Cheri Gaulke . Peep Totter Fly, 2011/2019. Video still.

Peep Totter Fly was first exhibited in 2011 as an interactive installation. Gallery visitors were presented with a wall of red high heels to wear. With sizes 5-15, large enough for most men and women, many had their first experience walking in high heels, thus challenging their fantasies about the experience. The video was the installation’s centerpiece. To create the video, Gaulke traveled to a variety of Los Angeles locations, braved 115-degree temperatures in Death Valley, and strutted through the stark volcanic landscape of Iceland.

Since the late 1970s, Gaulke has created performances, films, audio works, sculptures and artist’s books using women’s footwear to explore mobility in society, gender as performance, and to critique power relationships based on class and gender.

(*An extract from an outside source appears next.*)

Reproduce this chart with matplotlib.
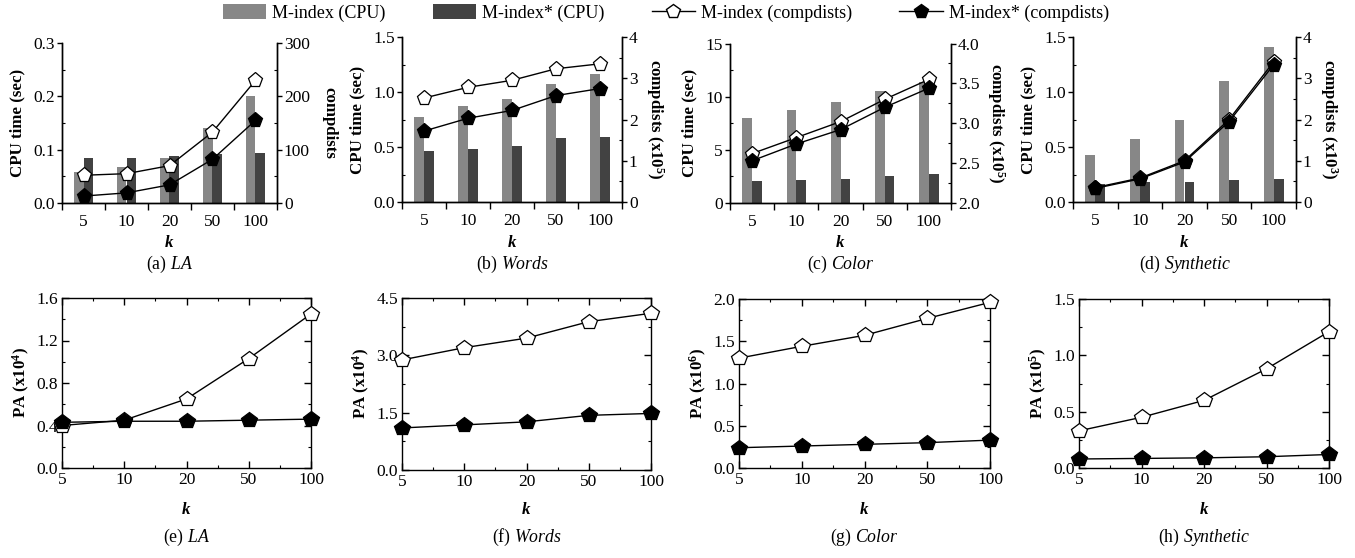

Peep Totter Fly was originally commissioned by Los Angeles Contemporary Exhibitions for Pacific Standard Time, sponsored by the Getty. Gaulke is delighted to re-imagine the work for the Storefront Window Gallery. As Seattle viewers walk past, she hopes they will reconsider this odd custom of balancing atop a tiny spike as a signifier of eroticism and gender.


About the Artist

Cheri Gaulke is a pioneer in the feminist art movement in Los Angeles working in film and visual art. Her films have screened in film festivals internationally and she has exhibited at the Museum of Modern Art (NY), the Museum of Contemporary Art (LA), in a Smithsonian-touring exhibition, and in settings all over the world including buses, churches, and prehistoric temples. Gaulke’s recent film, Gloria’s Call, screened in over 35 film festivals and won Best Documentary at the Ann Arbor Film Festival. Gaulke’s current project is a feature-length documentary called Acting Like Women: Performance Art and the Woman’s Building, about Southern California in the 1970s-80s.